## Given request
Below are some records. How many of their lines contain the string "this"? Give the number only.

## Data shown
------------------------------------------------------------

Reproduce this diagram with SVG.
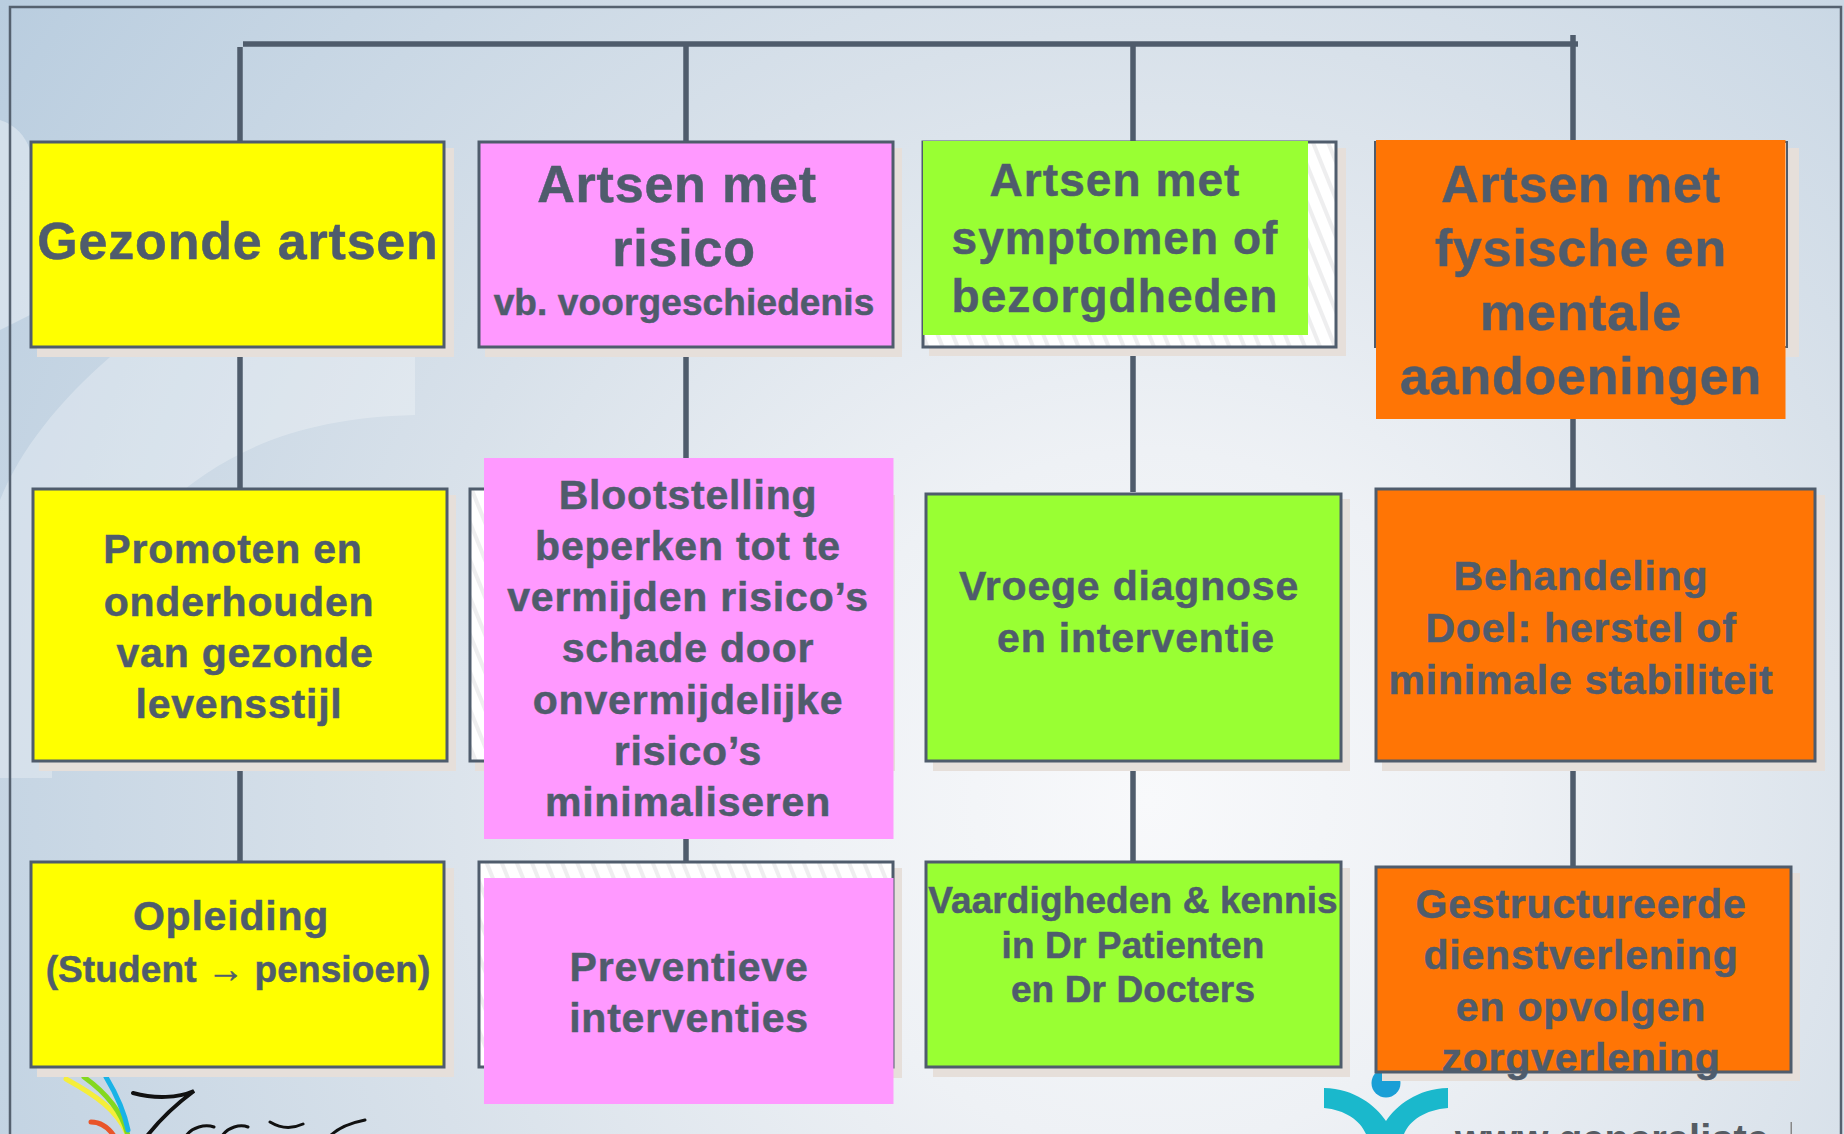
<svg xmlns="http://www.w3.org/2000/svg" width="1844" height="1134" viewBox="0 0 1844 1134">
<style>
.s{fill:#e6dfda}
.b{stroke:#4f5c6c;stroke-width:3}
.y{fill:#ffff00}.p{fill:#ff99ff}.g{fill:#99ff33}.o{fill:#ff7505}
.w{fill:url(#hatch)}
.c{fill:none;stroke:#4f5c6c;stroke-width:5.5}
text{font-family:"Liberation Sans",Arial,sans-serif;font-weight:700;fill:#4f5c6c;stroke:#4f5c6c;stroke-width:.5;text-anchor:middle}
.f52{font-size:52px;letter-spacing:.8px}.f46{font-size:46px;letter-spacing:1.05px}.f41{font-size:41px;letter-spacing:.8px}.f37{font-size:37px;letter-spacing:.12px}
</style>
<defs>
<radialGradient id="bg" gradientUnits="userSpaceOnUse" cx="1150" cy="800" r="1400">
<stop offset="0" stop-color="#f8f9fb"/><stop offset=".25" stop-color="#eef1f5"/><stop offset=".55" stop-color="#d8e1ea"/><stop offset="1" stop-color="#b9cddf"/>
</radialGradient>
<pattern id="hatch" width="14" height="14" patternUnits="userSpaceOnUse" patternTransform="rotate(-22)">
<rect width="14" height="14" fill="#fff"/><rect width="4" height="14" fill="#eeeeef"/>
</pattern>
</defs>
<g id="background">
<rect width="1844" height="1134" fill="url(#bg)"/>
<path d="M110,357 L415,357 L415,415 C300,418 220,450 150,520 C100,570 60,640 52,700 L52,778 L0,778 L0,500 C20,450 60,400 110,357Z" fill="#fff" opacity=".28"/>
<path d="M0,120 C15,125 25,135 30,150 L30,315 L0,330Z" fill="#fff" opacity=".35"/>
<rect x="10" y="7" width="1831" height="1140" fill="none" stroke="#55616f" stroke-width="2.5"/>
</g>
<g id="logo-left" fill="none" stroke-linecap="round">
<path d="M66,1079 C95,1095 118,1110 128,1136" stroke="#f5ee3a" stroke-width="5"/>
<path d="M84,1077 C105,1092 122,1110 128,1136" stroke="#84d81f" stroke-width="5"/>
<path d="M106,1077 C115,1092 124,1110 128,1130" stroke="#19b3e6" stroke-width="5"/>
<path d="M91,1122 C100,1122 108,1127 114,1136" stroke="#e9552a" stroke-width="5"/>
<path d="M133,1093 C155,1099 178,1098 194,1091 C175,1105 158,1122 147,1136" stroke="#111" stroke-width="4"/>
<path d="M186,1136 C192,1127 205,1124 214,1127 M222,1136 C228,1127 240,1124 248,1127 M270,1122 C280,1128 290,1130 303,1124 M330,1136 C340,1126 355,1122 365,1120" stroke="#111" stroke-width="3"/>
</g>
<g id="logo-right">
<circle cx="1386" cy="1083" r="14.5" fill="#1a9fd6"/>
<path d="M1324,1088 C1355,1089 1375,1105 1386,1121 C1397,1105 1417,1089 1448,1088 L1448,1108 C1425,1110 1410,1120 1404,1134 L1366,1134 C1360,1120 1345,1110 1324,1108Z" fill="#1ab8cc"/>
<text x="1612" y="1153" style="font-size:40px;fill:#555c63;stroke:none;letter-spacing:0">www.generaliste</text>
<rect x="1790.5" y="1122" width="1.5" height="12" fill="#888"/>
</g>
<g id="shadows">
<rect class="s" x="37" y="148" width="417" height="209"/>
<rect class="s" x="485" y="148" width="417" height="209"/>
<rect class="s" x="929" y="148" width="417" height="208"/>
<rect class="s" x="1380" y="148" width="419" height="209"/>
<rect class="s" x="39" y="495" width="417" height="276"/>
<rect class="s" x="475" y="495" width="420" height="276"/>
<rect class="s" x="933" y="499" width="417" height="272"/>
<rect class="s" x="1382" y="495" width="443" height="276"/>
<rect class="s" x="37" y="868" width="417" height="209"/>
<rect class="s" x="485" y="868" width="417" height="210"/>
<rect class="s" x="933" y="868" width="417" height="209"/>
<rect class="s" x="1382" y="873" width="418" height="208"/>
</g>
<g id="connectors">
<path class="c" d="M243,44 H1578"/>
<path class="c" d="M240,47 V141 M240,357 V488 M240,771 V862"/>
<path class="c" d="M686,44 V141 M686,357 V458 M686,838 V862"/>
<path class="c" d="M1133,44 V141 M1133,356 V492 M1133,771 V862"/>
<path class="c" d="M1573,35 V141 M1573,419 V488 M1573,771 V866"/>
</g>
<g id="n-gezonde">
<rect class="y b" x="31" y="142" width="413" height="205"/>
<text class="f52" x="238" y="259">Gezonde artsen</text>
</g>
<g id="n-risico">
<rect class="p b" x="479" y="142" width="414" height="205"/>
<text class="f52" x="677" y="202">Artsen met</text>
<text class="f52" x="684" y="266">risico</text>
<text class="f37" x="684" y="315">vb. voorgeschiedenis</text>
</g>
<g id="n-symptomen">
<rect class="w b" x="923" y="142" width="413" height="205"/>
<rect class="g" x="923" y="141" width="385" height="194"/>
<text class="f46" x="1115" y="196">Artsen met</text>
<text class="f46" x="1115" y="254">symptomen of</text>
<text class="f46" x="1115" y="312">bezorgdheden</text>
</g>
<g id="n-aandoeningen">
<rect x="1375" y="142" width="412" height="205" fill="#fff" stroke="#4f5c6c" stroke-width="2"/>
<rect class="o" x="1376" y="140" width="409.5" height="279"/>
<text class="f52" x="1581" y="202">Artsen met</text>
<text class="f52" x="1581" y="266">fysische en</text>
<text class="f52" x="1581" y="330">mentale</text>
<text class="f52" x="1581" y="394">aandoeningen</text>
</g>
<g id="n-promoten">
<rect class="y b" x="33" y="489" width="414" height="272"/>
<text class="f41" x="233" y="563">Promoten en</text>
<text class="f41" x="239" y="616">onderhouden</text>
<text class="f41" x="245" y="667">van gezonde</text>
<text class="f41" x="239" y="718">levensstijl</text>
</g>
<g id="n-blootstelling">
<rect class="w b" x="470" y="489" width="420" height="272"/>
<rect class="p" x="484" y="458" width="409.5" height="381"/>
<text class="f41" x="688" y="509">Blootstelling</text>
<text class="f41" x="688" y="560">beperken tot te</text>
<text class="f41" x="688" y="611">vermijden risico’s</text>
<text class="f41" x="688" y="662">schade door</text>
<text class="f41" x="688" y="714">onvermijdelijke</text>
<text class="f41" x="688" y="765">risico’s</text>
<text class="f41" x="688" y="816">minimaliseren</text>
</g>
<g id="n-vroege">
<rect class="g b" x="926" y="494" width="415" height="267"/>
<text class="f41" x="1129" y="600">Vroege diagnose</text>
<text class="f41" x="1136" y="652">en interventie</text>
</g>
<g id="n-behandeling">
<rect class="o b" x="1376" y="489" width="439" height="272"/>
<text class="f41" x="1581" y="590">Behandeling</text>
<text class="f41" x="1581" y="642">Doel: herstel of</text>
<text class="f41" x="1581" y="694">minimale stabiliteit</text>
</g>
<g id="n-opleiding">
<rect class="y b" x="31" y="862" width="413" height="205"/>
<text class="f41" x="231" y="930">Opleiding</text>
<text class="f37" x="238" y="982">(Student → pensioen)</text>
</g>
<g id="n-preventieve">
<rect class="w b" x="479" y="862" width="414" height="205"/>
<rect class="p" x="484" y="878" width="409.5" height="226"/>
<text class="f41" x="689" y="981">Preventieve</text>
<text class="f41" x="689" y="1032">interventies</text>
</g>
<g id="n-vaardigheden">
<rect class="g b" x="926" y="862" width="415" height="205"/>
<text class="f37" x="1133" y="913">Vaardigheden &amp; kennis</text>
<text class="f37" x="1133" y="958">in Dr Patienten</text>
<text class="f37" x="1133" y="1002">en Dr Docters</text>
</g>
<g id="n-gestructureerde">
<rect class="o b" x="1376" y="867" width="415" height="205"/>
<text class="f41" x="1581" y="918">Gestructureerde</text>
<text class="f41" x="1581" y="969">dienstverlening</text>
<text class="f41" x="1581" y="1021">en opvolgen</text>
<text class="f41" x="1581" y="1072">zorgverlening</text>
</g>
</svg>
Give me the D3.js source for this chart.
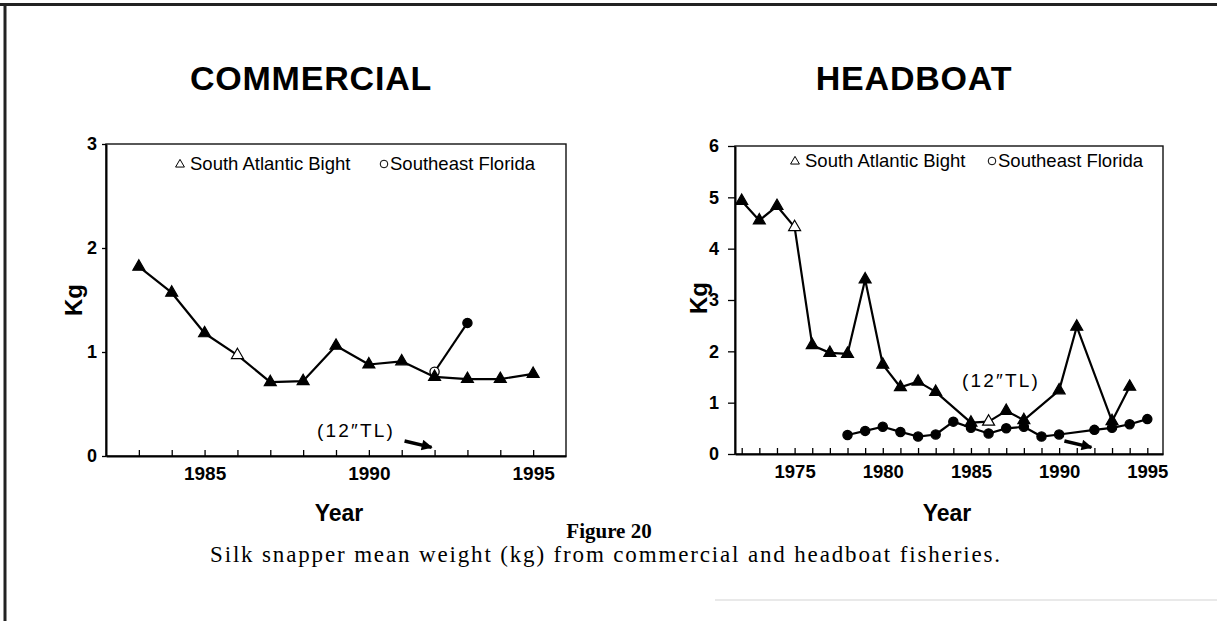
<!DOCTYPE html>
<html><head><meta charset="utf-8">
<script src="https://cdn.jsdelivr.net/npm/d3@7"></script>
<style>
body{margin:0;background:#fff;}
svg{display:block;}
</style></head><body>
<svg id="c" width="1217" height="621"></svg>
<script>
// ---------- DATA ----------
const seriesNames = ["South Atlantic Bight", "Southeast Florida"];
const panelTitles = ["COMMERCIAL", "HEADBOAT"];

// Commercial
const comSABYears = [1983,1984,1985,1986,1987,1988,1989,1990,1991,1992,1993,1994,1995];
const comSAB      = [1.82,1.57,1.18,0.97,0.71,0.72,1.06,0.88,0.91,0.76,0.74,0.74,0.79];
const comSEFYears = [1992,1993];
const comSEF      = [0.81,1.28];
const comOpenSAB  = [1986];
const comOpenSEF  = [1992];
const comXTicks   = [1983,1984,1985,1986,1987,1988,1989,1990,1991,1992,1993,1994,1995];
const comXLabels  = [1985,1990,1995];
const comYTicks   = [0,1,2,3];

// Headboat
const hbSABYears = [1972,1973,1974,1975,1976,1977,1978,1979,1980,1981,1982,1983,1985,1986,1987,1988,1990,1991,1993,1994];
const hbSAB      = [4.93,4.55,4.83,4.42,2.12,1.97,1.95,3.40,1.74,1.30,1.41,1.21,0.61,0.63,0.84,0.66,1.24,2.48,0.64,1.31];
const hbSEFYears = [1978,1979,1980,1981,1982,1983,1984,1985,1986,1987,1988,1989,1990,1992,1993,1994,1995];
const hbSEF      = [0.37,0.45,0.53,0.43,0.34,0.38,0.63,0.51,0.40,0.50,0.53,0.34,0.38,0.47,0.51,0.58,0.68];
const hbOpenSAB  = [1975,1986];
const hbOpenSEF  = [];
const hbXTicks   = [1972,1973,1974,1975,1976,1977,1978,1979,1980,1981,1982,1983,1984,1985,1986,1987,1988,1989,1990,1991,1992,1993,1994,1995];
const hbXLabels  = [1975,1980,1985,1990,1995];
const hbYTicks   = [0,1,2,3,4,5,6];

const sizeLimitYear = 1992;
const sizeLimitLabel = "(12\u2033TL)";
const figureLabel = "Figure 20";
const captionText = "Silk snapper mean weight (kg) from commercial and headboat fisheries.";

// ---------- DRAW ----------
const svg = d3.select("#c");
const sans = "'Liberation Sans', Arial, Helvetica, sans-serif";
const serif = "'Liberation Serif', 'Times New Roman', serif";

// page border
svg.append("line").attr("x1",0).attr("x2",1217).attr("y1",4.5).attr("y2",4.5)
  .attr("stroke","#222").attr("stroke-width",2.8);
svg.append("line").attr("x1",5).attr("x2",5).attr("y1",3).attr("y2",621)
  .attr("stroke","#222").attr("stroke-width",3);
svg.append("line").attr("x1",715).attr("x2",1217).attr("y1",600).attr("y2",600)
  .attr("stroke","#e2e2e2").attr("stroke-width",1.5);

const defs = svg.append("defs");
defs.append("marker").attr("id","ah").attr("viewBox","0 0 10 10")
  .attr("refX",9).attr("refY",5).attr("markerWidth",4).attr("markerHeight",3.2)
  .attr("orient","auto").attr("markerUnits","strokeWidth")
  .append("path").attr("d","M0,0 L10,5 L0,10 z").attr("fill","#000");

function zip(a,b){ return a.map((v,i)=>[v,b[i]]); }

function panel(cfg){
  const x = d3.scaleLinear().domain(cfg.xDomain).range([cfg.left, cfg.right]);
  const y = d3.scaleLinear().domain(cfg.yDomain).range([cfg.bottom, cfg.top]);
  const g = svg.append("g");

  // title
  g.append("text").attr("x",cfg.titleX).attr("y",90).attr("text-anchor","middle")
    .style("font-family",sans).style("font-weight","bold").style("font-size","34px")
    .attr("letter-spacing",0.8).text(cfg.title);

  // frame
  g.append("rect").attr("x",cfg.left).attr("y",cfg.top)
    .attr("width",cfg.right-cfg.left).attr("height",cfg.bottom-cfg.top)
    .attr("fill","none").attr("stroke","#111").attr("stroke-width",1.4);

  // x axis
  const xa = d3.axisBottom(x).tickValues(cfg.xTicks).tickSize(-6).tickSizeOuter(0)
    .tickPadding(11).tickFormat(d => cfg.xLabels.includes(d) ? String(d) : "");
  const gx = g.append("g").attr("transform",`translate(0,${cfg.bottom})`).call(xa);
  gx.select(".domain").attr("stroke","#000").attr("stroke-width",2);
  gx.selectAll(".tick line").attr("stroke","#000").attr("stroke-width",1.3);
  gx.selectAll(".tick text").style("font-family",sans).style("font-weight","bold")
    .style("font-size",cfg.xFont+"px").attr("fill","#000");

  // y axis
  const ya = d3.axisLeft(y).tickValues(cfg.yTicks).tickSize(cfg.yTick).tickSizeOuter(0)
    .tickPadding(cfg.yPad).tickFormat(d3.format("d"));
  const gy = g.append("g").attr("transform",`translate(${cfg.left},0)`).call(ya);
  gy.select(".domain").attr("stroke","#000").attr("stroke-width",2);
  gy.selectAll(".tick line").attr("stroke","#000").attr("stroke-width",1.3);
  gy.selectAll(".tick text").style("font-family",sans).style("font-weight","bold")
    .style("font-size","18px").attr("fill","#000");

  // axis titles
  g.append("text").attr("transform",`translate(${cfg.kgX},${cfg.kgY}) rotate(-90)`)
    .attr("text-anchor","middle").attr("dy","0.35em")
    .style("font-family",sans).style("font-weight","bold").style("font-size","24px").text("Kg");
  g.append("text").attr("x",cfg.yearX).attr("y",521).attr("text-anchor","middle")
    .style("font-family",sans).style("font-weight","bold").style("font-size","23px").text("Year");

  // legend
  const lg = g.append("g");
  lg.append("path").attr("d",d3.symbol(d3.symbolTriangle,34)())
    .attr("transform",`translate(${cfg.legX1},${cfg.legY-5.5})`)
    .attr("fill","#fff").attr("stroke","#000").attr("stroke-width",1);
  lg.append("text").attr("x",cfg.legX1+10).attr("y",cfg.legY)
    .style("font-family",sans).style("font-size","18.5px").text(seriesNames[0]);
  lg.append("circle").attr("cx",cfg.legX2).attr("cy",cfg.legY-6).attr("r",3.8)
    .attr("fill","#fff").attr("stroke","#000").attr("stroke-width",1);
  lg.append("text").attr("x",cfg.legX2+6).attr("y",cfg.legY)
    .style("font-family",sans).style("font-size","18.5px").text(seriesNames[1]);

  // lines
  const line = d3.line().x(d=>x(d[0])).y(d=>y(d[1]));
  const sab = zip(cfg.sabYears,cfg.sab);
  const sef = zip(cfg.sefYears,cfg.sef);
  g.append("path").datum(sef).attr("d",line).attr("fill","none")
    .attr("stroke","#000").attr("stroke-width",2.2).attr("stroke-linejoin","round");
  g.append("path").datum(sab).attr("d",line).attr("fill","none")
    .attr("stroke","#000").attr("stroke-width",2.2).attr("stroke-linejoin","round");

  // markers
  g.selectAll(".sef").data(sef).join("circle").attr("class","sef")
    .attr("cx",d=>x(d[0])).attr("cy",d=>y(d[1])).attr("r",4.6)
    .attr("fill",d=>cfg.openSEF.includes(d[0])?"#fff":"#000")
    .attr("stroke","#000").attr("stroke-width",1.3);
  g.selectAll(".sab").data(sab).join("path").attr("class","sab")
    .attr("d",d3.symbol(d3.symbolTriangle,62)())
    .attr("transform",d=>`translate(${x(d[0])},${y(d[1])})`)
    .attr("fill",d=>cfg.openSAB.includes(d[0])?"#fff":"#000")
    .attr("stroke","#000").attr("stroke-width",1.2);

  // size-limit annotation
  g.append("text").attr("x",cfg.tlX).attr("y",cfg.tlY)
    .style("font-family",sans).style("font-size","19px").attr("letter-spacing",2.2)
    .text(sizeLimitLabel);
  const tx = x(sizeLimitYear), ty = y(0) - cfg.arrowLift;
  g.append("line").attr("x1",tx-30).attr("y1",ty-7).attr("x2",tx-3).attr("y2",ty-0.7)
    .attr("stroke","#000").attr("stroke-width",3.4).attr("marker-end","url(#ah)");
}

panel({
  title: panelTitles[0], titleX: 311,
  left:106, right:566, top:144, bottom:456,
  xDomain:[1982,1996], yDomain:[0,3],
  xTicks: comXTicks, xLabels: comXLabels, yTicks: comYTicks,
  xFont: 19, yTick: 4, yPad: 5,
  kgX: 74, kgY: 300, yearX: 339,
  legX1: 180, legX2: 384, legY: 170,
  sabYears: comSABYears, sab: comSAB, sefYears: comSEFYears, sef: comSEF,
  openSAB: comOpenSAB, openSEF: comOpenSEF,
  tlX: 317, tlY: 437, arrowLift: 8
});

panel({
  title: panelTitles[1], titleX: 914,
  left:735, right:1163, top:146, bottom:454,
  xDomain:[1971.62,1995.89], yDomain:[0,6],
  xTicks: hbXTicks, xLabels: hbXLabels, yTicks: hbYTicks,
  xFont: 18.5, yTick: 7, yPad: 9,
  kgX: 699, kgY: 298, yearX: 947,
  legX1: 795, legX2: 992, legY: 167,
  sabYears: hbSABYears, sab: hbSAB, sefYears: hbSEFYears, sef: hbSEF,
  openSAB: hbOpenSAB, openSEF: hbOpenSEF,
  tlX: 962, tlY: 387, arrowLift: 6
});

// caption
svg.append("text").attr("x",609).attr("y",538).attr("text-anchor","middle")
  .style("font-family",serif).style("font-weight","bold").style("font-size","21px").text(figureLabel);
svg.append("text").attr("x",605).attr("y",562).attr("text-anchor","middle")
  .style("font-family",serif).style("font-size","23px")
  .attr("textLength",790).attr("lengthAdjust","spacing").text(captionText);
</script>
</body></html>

------------------------------------------------------------

## Reply
2